Thursday, June 20, 2019

The Anti Beach Read

Kate Tigue is the Head of Youth Services at the Morrill Memorial Library. Read her column in the June 20, 2019 edition of the Norwood Transcript and Bulletin. 



Summer is finally here and now is the time of year when every book-related website publishes its own spin on the beloved “beach read”. Many readers start to look for stories that aren’t too weighty or serious but still keep their attention. The plots are usually fast-moving and the ends are often happy.  These books are meant to satisfy and relax but not ruin the good vibes of your vacation.  In theory, this is a wonderful idea. In practice, I’m terrible at finding good beach reads.

I’ve never been able to master the art of the beach read.  They truly sound wonderful. I could cross off some titles from my GoodReads yearly challenge with books that are light and not too difficult to finish. I could actually relax on the beach with a book!  I try. I really do. Every year, I scour the shelves at the library, looking for titles that will keep me afloat during the summer months, for books without tortured main characters or depressing subjects.  Each year, I fail.  Sometimes I end up reading the classics or occasionally a thick, highly involved young adult fantasy novel.  I will give myself a little credit: at least, my anti-beach reads occasionally set in hot climates. That is sort of appropriate for summer, right?

At the start of my first summer as a librarian in Norwood five years ago, I was organizing the school summer reading books assigned to high school students and noticed “Jane Eyre” was an option for incoming sophomores. I was never assigned “Jane Eyre” during my own academic career and never really went out of my way to read anything from the Bronte sisters unless a teacher specifically directed me to. I grabbed a copy, thinking my summer reading could benefit from some good writing. Further research indicated that some scholars think “Jane Eyre” was the prototype for the modern young adult novel, one of my favorite genres. My interest was piqued and I decided Jane Eyre was going to be my beach read! Meaning I would read it. At the beach.

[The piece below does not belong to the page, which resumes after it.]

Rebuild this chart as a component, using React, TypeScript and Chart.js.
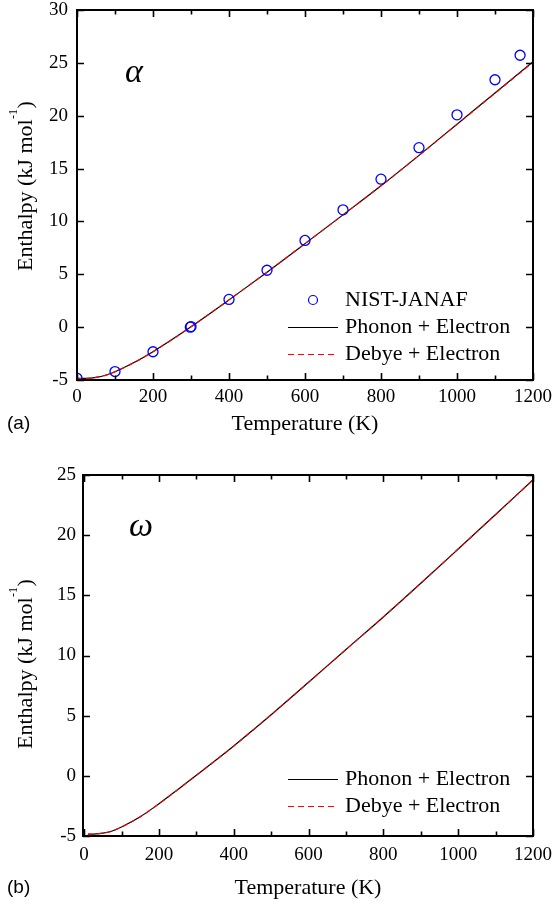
import React, { useEffect, useRef } from "react";
import { Chart, registerables } from "chart.js";

Chart.register(...registerables);

// ---------- data ----------
const xTickValues = [0, 200, 400, 600, 800, 1000, 1200];
const xMinorTickValues = [100, 300, 500, 700, 900, 1100];
const yTickValuesA = [-5, 0, 5, 10, 15, 20, 25, 30];
const yTickValuesB = [-5, 0, 5, 10, 15, 20, 25];

// (a) alpha phase
const nistTemps = [0, 100, 200, 298.15, 300, 400, 500, 600, 700, 800, 900, 1000, 1100, 1166];
const nistEnthalpy = [-4.83, -4.2, -2.33, 0, 0.05, 2.62, 5.38, 8.2, 11.1, 14.0, 16.98, 20.08, 23.4, 25.72];

const alphaTemps = [0, 25, 50, 75, 100, 150, 200, 250, 300, 350, 400, 450, 500, 600, 700, 800, 900, 1000, 1100, 1200];
const alphaPhonon = [-4.85, -4.84, -4.75, -4.55, -4.22, -3.35, -2.32, -1.18, 0.03, 1.29, 2.58, 3.88, 5.2, 7.9, 10.62, 13.37, 16.25, 19.2, 22.15, 25.1];
const alphaDebye = [-4.86, -4.85, -4.76, -4.56, -4.23, -3.36, -2.33, -1.18, 0.03, 1.29, 2.58, 3.88, 5.2, 7.9, 10.62, 13.37, 16.24, 19.18, 22.12, 25.05];

// (b) omega phase
const omegaTemps = [10, 25, 50, 75, 100, 150, 200, 250, 300, 350, 400, 450, 500, 600, 700, 800, 900, 1000, 1100, 1200];
const omegaPhonon = [-4.85, -4.84, -4.76, -4.58, -4.25, -3.4, -2.32, -1.15, 0.05, 1.25, 2.48, 3.77, 5.08, 7.78, 10.5, 13.2, 16.0, 18.85, 21.72, 24.6];
const omegaDebye = [-4.86, -4.85, -4.77, -4.59, -4.26, -3.41, -2.33, -1.16, 0.04, 1.24, 2.47, 3.76, 5.07, 7.77, 10.49, 13.2, 16.0, 18.85, 21.71, 24.58];

const labelNist = "NIST-JANAF";
const labelPhonon = "Phonon + Electron";
const labelDebye = "Debye + Electron";
const xTitle = "Temperature (K)";
const yTitleMain = "Enthalpy (kJ mol";
const yTitleSup = "-1";
const yTitleEnd = ")";

const SERIF = "'Liberation Serif', 'Times New Roman', serif";
const SANS = "'Liberation Sans', Arial, sans-serif";

const toPoints = (xs: number[], ys: number[]) => xs.map((x, i) => ({ x, y: ys[i] }));

type PanelCfg = {
  height: number;
  padTop: number;
  plotLeft: number;
  plotBottom: number;
  xMin: number;
  yMin: number;
  yMax: number;
  yTicks: number[];
  yTickPad: number;
  xTickPad: number;
  xTitlePadBottom: number;
  yTitleCenter: number;
  phase: string;
  phaseX: number;
  phaseY: number;
  panel: string;
  panelY: number;
  showNist: boolean;
  legendRows: number[];
};

function makeFramePlugin(cfg: PanelCfg) {
  return {
    id: "frameAndLegend",
    afterDatasetsDraw(chart: any) {
      const { ctx, chartArea, scales } = chart;
      const { left, right, top, bottom } = chartArea;
      const xs = scales.x;
      const ys = scales.y;
      ctx.save();
      ctx.strokeStyle = "#000";
      ctx.lineWidth = 2;
      ctx.strokeRect(left, top, right - left, bottom - top);
      ctx.lineWidth = 1.6;
      ctx.beginPath();
      const major = 7;
      const minor = 4.5;
      xTickValues.forEach((v) => {
        const px = Math.round(xs.getPixelForValue(v)) + 0.5;
        ctx.moveTo(px, bottom);
        ctx.lineTo(px, bottom - major);
        ctx.moveTo(px, top);
        ctx.lineTo(px, top + major);
      });
      xMinorTickValues.forEach((v) => {
        const px = Math.round(xs.getPixelForValue(v)) + 0.5;
        ctx.moveTo(px, bottom);
        ctx.lineTo(px, bottom - minor);
        ctx.moveTo(px, top);
        ctx.lineTo(px, top + minor);
      });
      cfg.yTicks.forEach((v) => {
        const py = Math.round(ys.getPixelForValue(v)) + 0.5;
        ctx.moveTo(left, py);
        ctx.lineTo(left + major, py);
        ctx.moveTo(right, py);
        ctx.lineTo(right - major, py);
      });
      ctx.stroke();
      ctx.restore();
    },
    afterDraw(chart: any) {
      const { ctx } = chart;
      ctx.save();
      ctx.fillStyle = "#000";

      // y-axis title with superscript
      ctx.save();
      ctx.translate(32, cfg.yTitleCenter);
      ctx.rotate(-Math.PI / 2);
      ctx.textBaseline = "alphabetic";
      ctx.textAlign = "left";
      const mainFont = `22px ${SERIF}`;
      const supFont = `12px ${SERIF}`;
      ctx.font = mainFont;
      const w1 = ctx.measureText(yTitleMain).width;
      const w3 = ctx.measureText(yTitleEnd).width;
      ctx.font = supFont;
      const w2 = ctx.measureText(yTitleSup).width;
      const total = w1 + w2 + 1 + w3;
      let u = -total / 2;
      ctx.font = mainFont;
      ctx.fillText(yTitleMain, u, 0);
      u += w1;
      ctx.font = supFont;
      ctx.fillText(yTitleSup, u + 0.5, -15);
      u += w2 + 1;
      ctx.font = mainFont;
      ctx.fillText(yTitleEnd, u, 0);
      ctx.restore();

      ctx.textBaseline = "middle";
      ctx.textAlign = "left";
      // phase label
      ctx.font = `italic 34px ${SERIF}`;
      ctx.fillText(cfg.phase, cfg.phaseX, cfg.phaseY);
      // panel label
      ctx.font = `19px ${SANS}`;
      ctx.fillText(cfg.panel, 7, cfg.panelY);
      // legend
      const lineX0 = 288;
      const lineX1 = 338;
      const textX = 345;
      const rows = cfg.legendRows;
      let r = 0;
      ctx.font = `22px ${SERIF}`;
      if (cfg.showNist) {
        const y = rows[r++];
        ctx.beginPath();
        ctx.strokeStyle = "#0000ff";
        ctx.lineWidth = 1.2;
        ctx.arc(313, y, 4.5, 0, Math.PI * 2);
        ctx.stroke();
        ctx.fillStyle = "#000";
        ctx.fillText(labelNist, textX, y);
      }
      {
        const y = rows[r++];
        ctx.beginPath();
        ctx.setLineDash([]);
        ctx.strokeStyle = "#000";
        ctx.lineWidth = 1.2;
        ctx.moveTo(lineX0, y + 0.5);
        ctx.lineTo(lineX1, y + 0.5);
        ctx.stroke();
        ctx.fillText(labelPhonon, textX, y);
      }
      {
        const y = rows[r++];
        ctx.beginPath();
        ctx.setLineDash([6, 4]);
        ctx.strokeStyle = "#ff0000";
        ctx.lineWidth = 1.2;
        ctx.moveTo(lineX0, y + 0.5);
        ctx.lineTo(lineX1, y + 0.5);
        ctx.stroke();
        ctx.setLineDash([]);
        ctx.fillText(labelDebye, textX, y);
      }
      ctx.restore();
    },
  };
}

function buildChart(canvas: HTMLCanvasElement, cfg: PanelCfg, datasets: any[]) {
  return new Chart(canvas, {
    type: "line",
    data: { datasets },
    options: {
      responsive: false,
      animation: false,
      devicePixelRatio: 1,
      layout: { padding: { top: cfg.padTop, right: 21, left: 0, bottom: 0 } },
      plugins: { legend: { display: false }, tooltip: { enabled: false } },
      elements: { line: { cubicInterpolationMode: "monotone" } },
      scales: {
        x: {
          type: "linear",
          min: cfg.xMin,
          max: 1200,
          grid: { display: false, drawTicks: false },
          border: { display: false },
          afterBuildTicks: (s: any) => {
            s.ticks = xTickValues.map((v) => ({ value: v }));
          },
          afterFit: (s: any) => {
            s.height = cfg.height - cfg.plotBottom;
            s.paddingLeft = 0;
            s.paddingRight = 0;
            s.paddingTop = 0;
            s.paddingBottom = 0;
          },
          ticks: {
            autoSkip: false,
            maxRotation: 0,
            color: "#000",
            padding: cfg.xTickPad,
            font: { family: SERIF, size: 19, lineHeight: 1 },
            callback: (v: any) => String(v),
          },
          title: {
            display: true,
            text: xTitle,
            color: "#000",
            font: { family: SERIF, size: 22 },
            padding: { top: 0, bottom: cfg.xTitlePadBottom },
          },
        },
        y: {
          type: "linear",
          min: cfg.yMin,
          max: cfg.yMax,
          grid: { display: false, drawTicks: false },
          border: { display: false },
          afterBuildTicks: (s: any) => {
            s.ticks = cfg.yTicks.map((v) => ({ value: v }));
          },
          afterFit: (s: any) => {
            s.width = cfg.plotLeft;
            s.paddingLeft = 0;
            s.paddingRight = 0;
            s.paddingTop = 0;
            s.paddingBottom = 0;
          },
          ticks: {
            color: "#000",
            padding: cfg.yTickPad,
            font: { family: SERIF, size: 19, lineHeight: 1 },
            callback: (v: any) => String(v),
          },
          title: { display: false },
        },
      },
    },
    plugins: [makeFramePlugin(cfg)],
  } as any);
}

const lineSet = (label: string, xs: number[], ys: number[], color: string, dash: number[], order: number) => ({
  label,
  data: toPoints(xs, ys),
  borderColor: color,
  backgroundColor: color,
  borderWidth: 1.2,
  borderDash: dash,
  pointRadius: 0,
  fill: false,
  order,
});

export default function App() {
  const refA = useRef<HTMLCanvasElement>(null);
  const refB = useRef<HTMLCanvasElement>(null);

  useEffect(() => {
    const cfgA: PanelCfg = {
      height: 452,
      padTop: 10,
      plotLeft: 77,
      plotBottom: 380,
      xMin: 0,
      yMin: -5,
      yMax: 30,
      yTicks: yTickValuesA,
      yTickPad: 9,
      xTickPad: 8,
      xTitlePadBottom: 15,
      yTitleCenter: 186,
      phase: "\u03B1",
      phaseX: 125,
      phaseY: 73,
      panel: "(a)",
      panelY: 424,
      showNist: true,
      legendRows: [300, 327, 354],
    };
    const cfgB: PanelCfg = {
      height: 452,
      padTop: 23,
      plotLeft: 83,
      plotBottom: 384,
      xMin: -3,
      yMin: -5,
      yMax: 25,
      yTicks: yTickValuesB,
      yTickPad: 7,
      xTickPad: 10,
      xTitlePadBottom: 3,
      yTitleCenter: 212,
      phase: "\u03C9",
      phaseX: 129,
      phaseY: 75,
      panel: "(b)",
      panelY: 436,
      showNist: false,
      legendRows: [327, 354],
    };
    const chartA = buildChart(refA.current!, cfgA, [
      {
        label: labelNist,
        data: toPoints(nistTemps, nistEnthalpy),
        showLine: false,
        pointStyle: "circle",
        pointRadius: 5,
        pointBorderColor: "#0000ff",
        pointBackgroundColor: "rgba(0,0,0,0)",
        pointBorderWidth: 1.3,
        borderColor: "#0000ff",
        order: 0,
      },
      lineSet(labelDebye, alphaTemps, alphaDebye, "#ff0000", [5, 4], 1),
      lineSet(labelPhonon, alphaTemps, alphaPhonon, "#000000", [], 2),
    ]);
    const chartB = buildChart(refB.current!, cfgB, [
      lineSet(labelDebye, omegaTemps, omegaDebye, "#ff0000", [5, 4], 1),
      lineSet(labelPhonon, omegaTemps, omegaPhonon, "#000000", [], 2),
    ]);
    return () => {
      chartA.destroy();
      chartB.destroy();
    };
  }, []);

  return (
    <div style={{ position: "absolute", left: 0, top: 0, width: 554, height: 904, background: "#fff" }}>
      <canvas ref={refA} width={554} height={452} style={{ display: "block", width: 554, height: 452 }} />
      <canvas ref={refB} width={554} height={452} style={{ display: "block", width: 554, height: 452 }} />
    </div>
  );
}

I spent the next few sunny days plowing through “Jane Eyre” at the beach, occasionally taking my iPhone out of its plastic bag protector and using my newly downloaded dictionary app to look up the many unknown words I encountered. This is what I mean by failing at the beach read. People who put together beach read lists do not choose titles that require a  reader to use a dictionary app in order to fully appreciate the dialogue. Furthermore, “Jane Eyre” takes place in dark and rainy England. Wild storms and drizzly weather provide the atmospheric setting for this coming of age story, making it decidedly not very summery. But the story and characters are so absorbing and compelling that I was not deterred by the book’s length or dreary setting.

In contrast, last summer’s choice of “Calypso” by David Sedaris had a more appropriate setting. Like most of his writing, Sedaris includes a number of humorous essays on his family. The main thread running through Calypso is Sedaris’ impulse buy of a summer home on the North Carolina shore. He envisions wonderful family holidays where siblings and their families will gratefully gather and thank him for his prodigious generosity.  They will enjoy each other’s company and everyone will get along. Sedaris’ dreams are shattered the minute he announces the purchase to his family and they argue over what bawdy name they should give the new beach house.

While Sedaris’s essays are funny in a darkly comic way, his real purpose is the exploration of what means to grow older with siblings and dealing with the death of a family member. HIs light tone adds a sense of irony to sad topics he covers, including the mental health issues and suicide of one of his sisters. Definitely not traditional beach read material. But Sedaris’s ability to find humor in every day, mundane things show what a coping mechanism it truly is during life’s difficult patches. He doesn’t shy away from the hard parts of middle age and relationships but he never leaves his own character unexamined. Of course, he manages to always find a way to include himself as one of the targets of his vicious wit.

When I look over my reading history, especially my summer reading history, I’m forced to realize that I’ll never be a beach reader. I’ll read at the beach for sure. But if my book past suggests anything, it's that I just don’t gravitate toward the light and fluffy. Not that there’s anything wrong with light and fluffy.  If you love a good beach read, keep clicking through all the links for summer’s hottest book lists. But if you are like me, accept that your reading habits aren’t going to change simply because it’s summer and keep plowing through your copy of “War and Peace”.